Hari Minggu kemarin (31 Mei 2009), Kompas membahas satu topik mengenai fenomena Televisi yang kini berbondong-bondong mengangkat kisah kemiskinan sebagai tayangan. Ini sebagai respons kegelisahan pemirsa yang selalu bilang televisi mengangkat kisah kemewahan saja. Ternyata, jawaban ekstrim, yaitu mengangkat sensualitas kemiskinan pun bukanlah solusi terbaik, sebenarnya. Seperti biasa, trend akan terus berubah, bisa jadi tema kemiskinan menjadi tema hangat yang sedang diminati pemirsa pada saat ini, tapi bagaimana beberapa bulan yang akan datang nanti? Reality show bermunculan dengan mengambil kisah-kisah orang susah dan miskin di Indonesia, entah apa niat terjujur dalam diri para tim kreatif, apa iya target sukses adalah membuat orang termehek-mehek saja, atau mengajak orang untuk lebih mensyukuri hidup? Di sisi lain, ada beban moral dan tanggung jawab sosial yang perlu dipahami, bahwa nara sumber (yang kebetulan miskin dan tinggal di rel kereta) bukanlah obyek untuk mendongkrak rating televisi dan menarik semakin banyak pemasok iklan untuk mengisi slot tayagan, mereka juga manusia. Jangan juga mengambil keuntungan dari kesusahan orang lain, mewawancara kisah tragis dalam hidup mereka, menguras air mata mereka, mengarahkan seorang kepala sekolah (yang akan menjadi teladan bagi murid-muridnya) untuk bersujud ke tanah ketika mendapatkan 11 juta dari program reality show, dan juga menampilkan segala privacy kehidupan personal yang sebenarnya tidak akan pernah diungkapkan oleh mereka yang memiliki uang dan harta.

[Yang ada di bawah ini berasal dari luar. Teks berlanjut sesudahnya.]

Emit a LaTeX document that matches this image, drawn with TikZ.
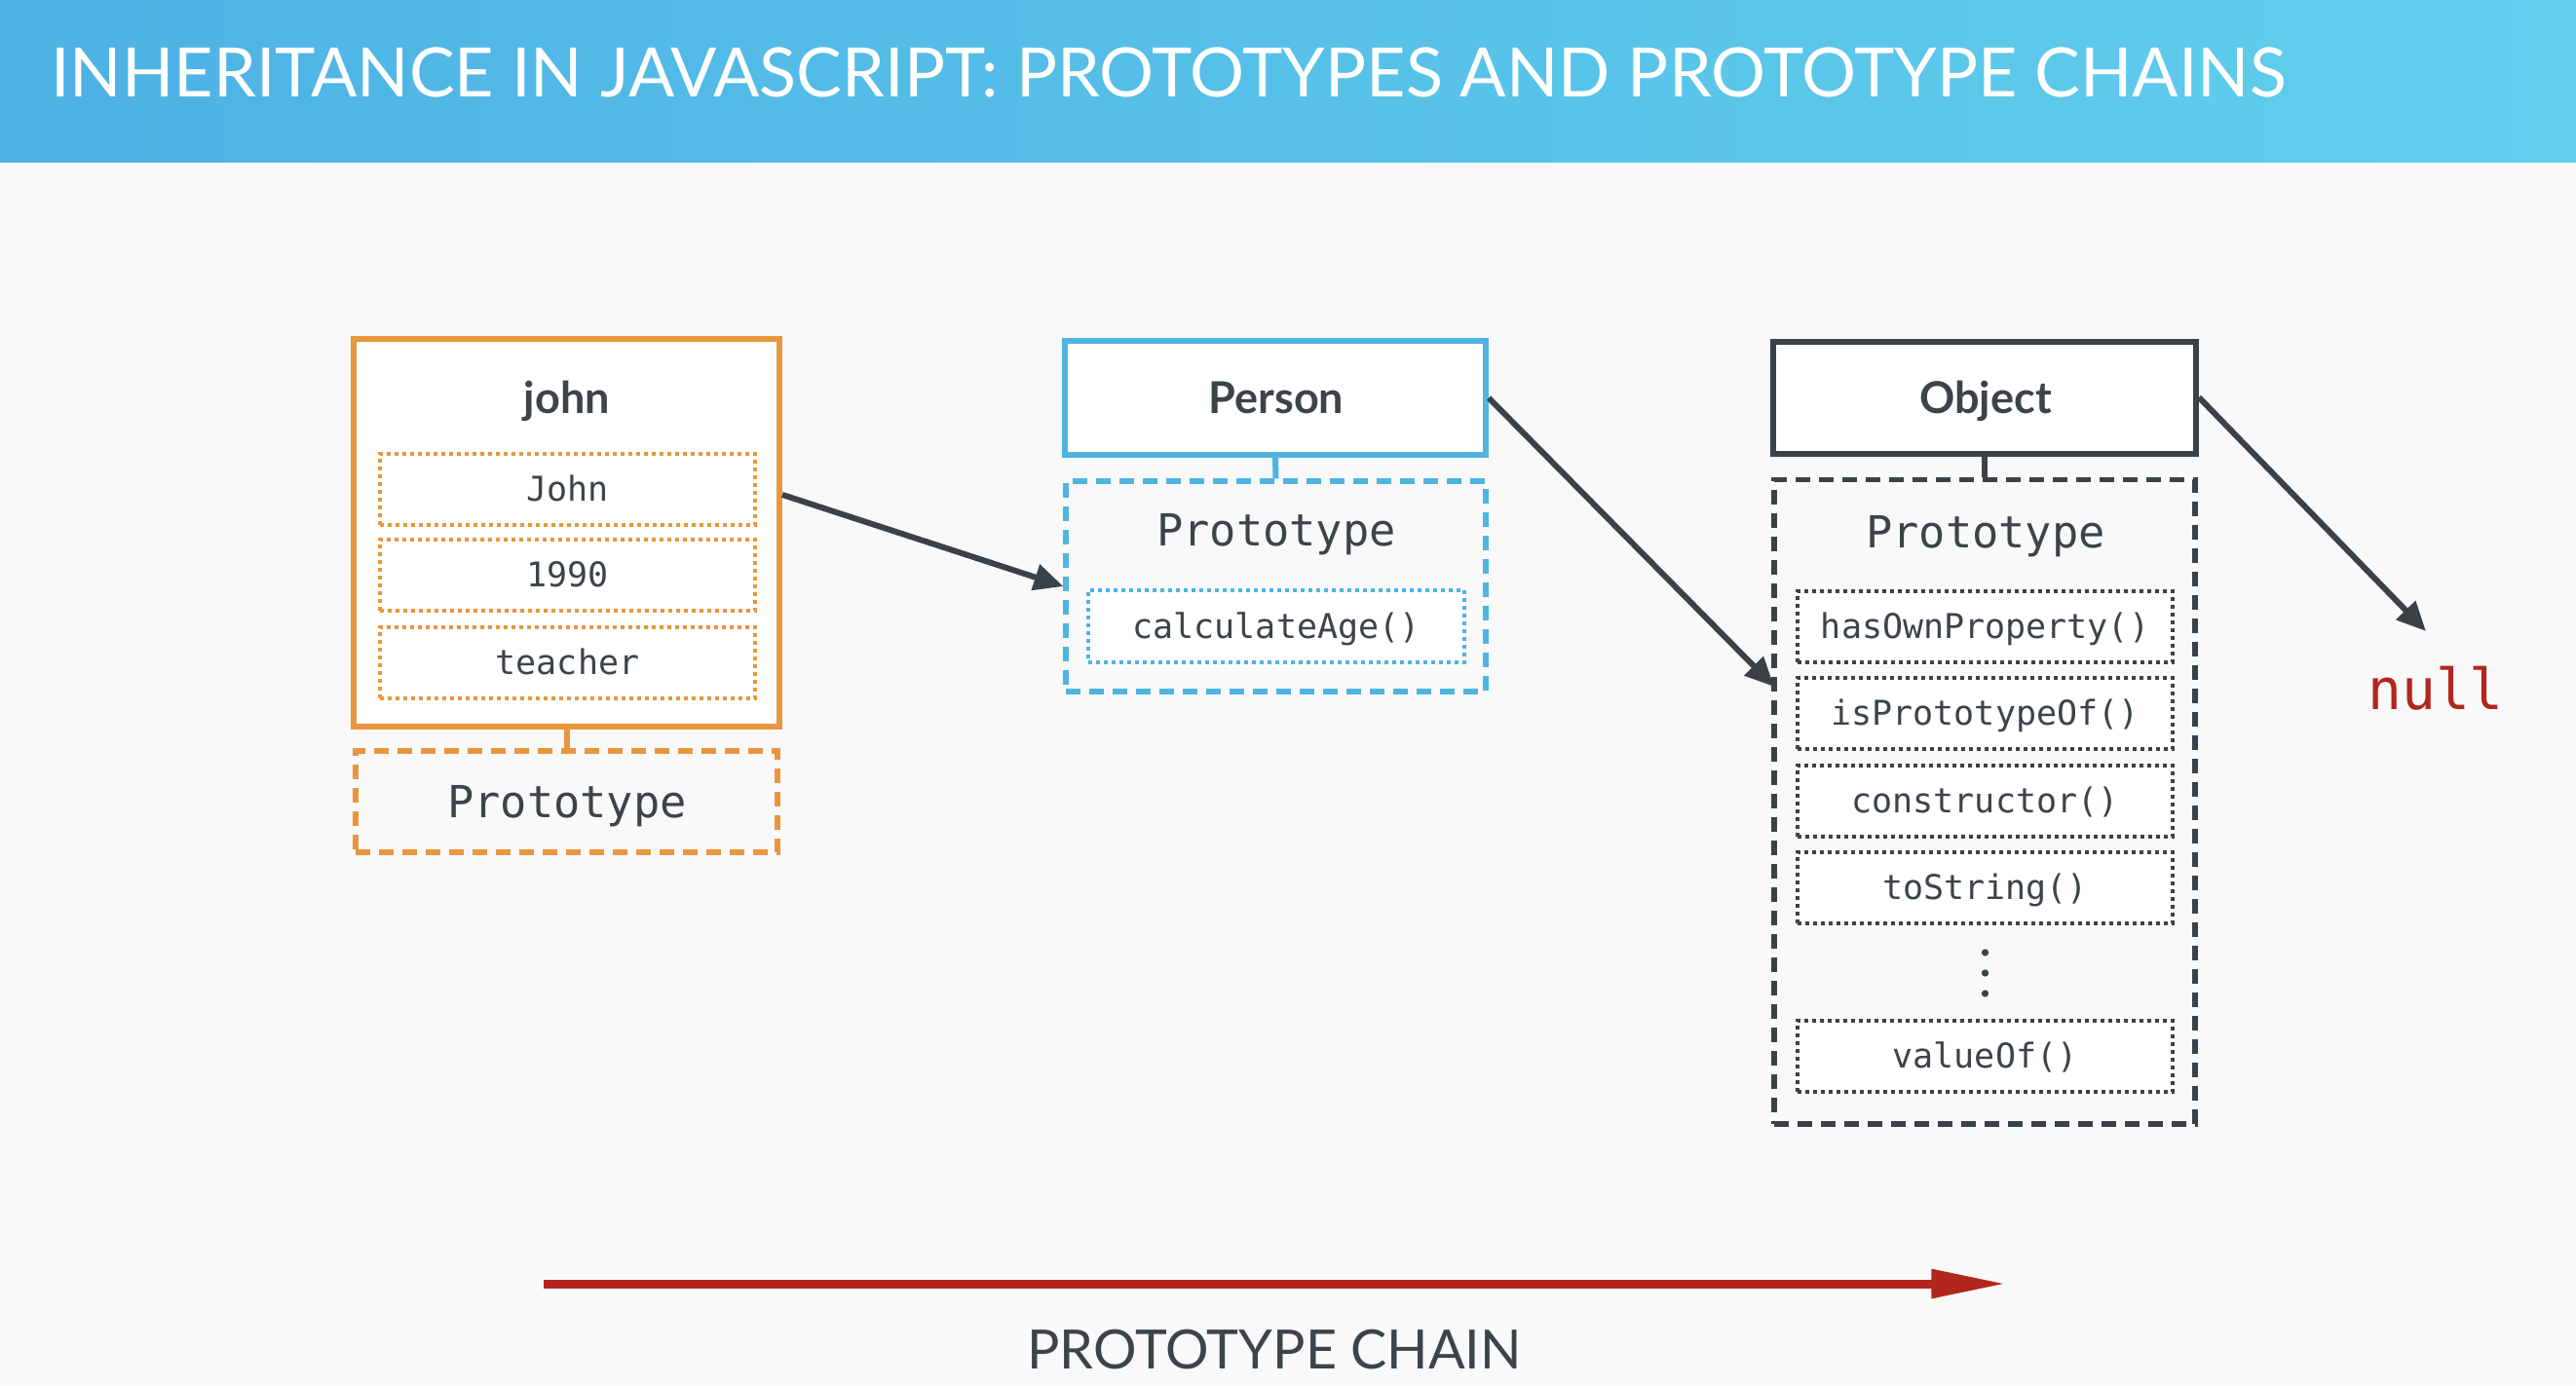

Sebuah kejadian sempat mengusik nurani saya ketika beberapa bulan lalu kakek saya dirawat di rumah sakit karena sakit jantung. Pada saat itu saya jadi teringat beberapa kali saya pernah meliput seorang pasien di rumah sakit, kebetulan pasien itu dibantu oleh yayasan sosial, dan itulah tugas saya : meliput suasana pasien itu ketika lagi sakit sampai akhirnya sembuh. Saya pun bertanya pada diri saya : andai saja pada saat itu, di rumah sakit ada wartawan yang tiba-tiba ingin meliput kakek saya yang sedang terbaring lemah, apakah iya saya mengizinkan si wartawan untuk meliput? Saya sepertinya akan menjawab : tidak, terima kasih.